The Ancient Beginnings
Glass has been around for a really long time. We’re talking about thousands of years! Ancient civilizations like the Egyptians and Mesopotamians started playing around with glass around 3500 BCE. They weren’t making fancy wine glasses though; it was mostly simple beads and decorative items.
The Glassblowing Revolution
Fast forward to the Roman Empire, and here’s where things get interesting. Around the first century BCE, some clever folks in the Middle East invented glassblowing. This was a game-changer! Suddenly, making glass vessels wasn’t just easier; it was faster and cheaper too. Glass items became more common, not just something for the wealthy.
The Medieval Twist
During medieval times, Europe took the glass baton and ran with it. Stained glass became the rage, especially in those grand cathedrals. Ever seen those colorful, intricate church windows? That’s medieval craftsmanship for you.

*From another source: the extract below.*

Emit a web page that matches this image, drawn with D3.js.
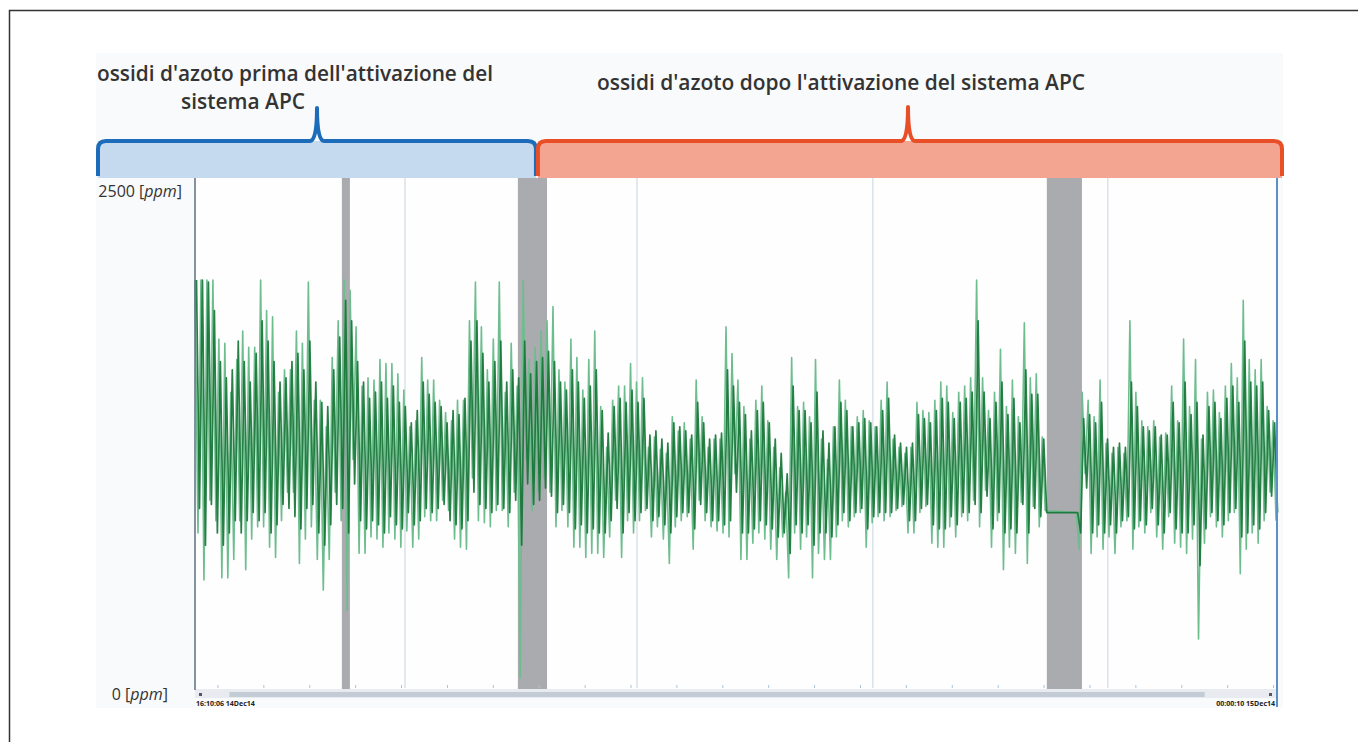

In the Renaissance, Venice emerged as a glass powerhouse. Murano, a little island in Venice, became famous for its stunning and high-quality glass. The Venetians were so serious about keeping their glassmaking techniques secret that they confined their glassmakers to the island. Talk about job lockdown!
The Industrial Age
Fast forward again to the 19th century, and the Industrial Revolution shook up the glass game. Machines started doing what hands used to, making glass production massive and widespread. This is when we got things like flat glass for windows and stronger glass for bottles.
The Modern Glass Scene
Today, glass is everywhere and in so many forms. We’ve got everything from super-strong gorilla glass for our smartphones to fiber optic cables for internet. Glass isn’t just about looking pretty; it’s functional and a big part of our techy lives.
So, that’s a whirlwind tour of glass history. From ancient beads to high-tech screens, glass has been with us through it all, constantly evolving and improving. It’s pretty cool to think about how a simple material like sand can be transformed into something so diverse and essential. Glass really is a testament to human ingenuity, don’t you think?